Method of producing mechanically strong metal oxide pellets

Abstract

A method of producing sintered pellets containing metal oxide is disclosed. The pellets obtained are mechanically strong and are produced at substantially less cost than is encountered with known methods.

Description

The present invention relates to a method of producing metal oxide containing pellets. The invention is of particular interest in producing mechanically strong sintered pellets in a shaft furnace from pellets which contain oxides of iron, manganese, chromium and the like.

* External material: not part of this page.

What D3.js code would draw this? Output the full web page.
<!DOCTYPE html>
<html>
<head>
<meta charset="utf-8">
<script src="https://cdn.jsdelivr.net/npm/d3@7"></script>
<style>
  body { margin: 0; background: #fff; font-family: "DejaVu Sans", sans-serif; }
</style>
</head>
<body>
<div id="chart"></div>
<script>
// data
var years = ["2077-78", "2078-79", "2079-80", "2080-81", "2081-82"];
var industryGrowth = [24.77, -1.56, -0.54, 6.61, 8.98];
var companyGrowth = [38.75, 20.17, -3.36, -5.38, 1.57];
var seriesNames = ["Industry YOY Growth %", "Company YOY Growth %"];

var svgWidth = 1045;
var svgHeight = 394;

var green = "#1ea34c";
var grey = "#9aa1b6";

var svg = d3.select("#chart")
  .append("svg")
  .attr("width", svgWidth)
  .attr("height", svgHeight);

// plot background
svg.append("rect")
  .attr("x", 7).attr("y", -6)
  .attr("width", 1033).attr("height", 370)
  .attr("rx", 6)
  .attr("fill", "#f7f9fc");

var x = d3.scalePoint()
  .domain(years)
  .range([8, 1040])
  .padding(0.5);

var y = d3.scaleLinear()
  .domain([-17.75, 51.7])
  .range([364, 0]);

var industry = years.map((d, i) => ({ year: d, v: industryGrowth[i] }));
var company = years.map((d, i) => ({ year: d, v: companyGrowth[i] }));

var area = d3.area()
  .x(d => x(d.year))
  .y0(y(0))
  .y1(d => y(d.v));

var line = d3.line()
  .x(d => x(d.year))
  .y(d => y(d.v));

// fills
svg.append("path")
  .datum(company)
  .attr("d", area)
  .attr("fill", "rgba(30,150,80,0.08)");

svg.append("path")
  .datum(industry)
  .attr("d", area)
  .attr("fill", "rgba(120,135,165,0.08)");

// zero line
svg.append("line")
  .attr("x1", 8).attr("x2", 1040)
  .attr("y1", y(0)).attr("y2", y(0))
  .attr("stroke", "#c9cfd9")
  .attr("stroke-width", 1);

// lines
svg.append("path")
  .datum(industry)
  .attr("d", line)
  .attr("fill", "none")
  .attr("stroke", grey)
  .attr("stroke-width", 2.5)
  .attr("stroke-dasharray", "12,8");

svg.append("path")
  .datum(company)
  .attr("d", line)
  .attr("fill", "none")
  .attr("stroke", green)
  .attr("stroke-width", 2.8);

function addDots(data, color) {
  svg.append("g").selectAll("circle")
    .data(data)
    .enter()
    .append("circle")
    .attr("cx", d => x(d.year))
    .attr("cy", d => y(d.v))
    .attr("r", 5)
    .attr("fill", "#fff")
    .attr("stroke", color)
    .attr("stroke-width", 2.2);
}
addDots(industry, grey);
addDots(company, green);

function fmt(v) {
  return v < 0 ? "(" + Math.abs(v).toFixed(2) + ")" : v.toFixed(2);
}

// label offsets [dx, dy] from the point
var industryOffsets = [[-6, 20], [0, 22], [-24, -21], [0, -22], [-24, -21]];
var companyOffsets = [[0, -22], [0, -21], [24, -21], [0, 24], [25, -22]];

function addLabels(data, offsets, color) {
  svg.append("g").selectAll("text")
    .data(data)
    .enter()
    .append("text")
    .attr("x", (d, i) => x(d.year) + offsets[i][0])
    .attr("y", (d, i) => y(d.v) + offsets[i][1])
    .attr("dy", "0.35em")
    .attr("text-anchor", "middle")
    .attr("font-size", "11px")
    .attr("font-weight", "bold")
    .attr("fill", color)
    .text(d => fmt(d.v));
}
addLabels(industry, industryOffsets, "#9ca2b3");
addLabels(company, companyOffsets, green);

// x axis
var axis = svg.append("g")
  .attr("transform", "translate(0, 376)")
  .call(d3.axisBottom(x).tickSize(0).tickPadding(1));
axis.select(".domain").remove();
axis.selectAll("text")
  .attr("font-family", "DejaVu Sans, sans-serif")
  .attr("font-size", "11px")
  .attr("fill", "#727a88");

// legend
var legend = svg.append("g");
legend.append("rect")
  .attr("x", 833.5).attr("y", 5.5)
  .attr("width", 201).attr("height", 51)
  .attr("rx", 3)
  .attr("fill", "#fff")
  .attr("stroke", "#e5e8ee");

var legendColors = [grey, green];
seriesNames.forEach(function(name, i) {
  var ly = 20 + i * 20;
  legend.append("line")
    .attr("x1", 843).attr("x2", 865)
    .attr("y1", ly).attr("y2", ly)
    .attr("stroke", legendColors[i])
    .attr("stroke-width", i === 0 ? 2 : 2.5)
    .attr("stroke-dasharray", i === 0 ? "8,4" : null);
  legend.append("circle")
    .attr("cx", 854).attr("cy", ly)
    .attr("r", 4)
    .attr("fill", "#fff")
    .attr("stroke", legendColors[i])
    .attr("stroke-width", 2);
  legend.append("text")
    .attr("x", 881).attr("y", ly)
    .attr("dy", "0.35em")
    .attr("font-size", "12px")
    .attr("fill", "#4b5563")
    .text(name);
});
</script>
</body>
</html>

The pellets of the present invention are consumably utilizable in smelting furnace operations. As is well known in the art, it is frequently desirable in smelting furnace operations to introduce metal oxides for various purposes. For ease of handling, greatest efficiency and to prevent dusting problems and the like, it is highly desirable to be able to introduce these metal oxide materials in pelletized form. However, because of the relatively rough handling of the pellets especially at the time of introduction and because of the high heat of the smelting furnace, it is quite desirable for the pellets to be mechanically strong so as to prevent especially the dusting problems referred to hereinbefore. As a result, the pellets are usually formed by sintering in an attempt to give them good mechanical strength. Even though the pellets are sintered, they are still consumably utilizable in smelting furnaces at normal smelting furnace temperatures, e.g., 1250.degree. C. to 1550.degree. C. and are thus distinguished from refractory materials which are not consumably utilizable in smelting furnace operations and quite contrarily will withstand smelting furnace temperatures.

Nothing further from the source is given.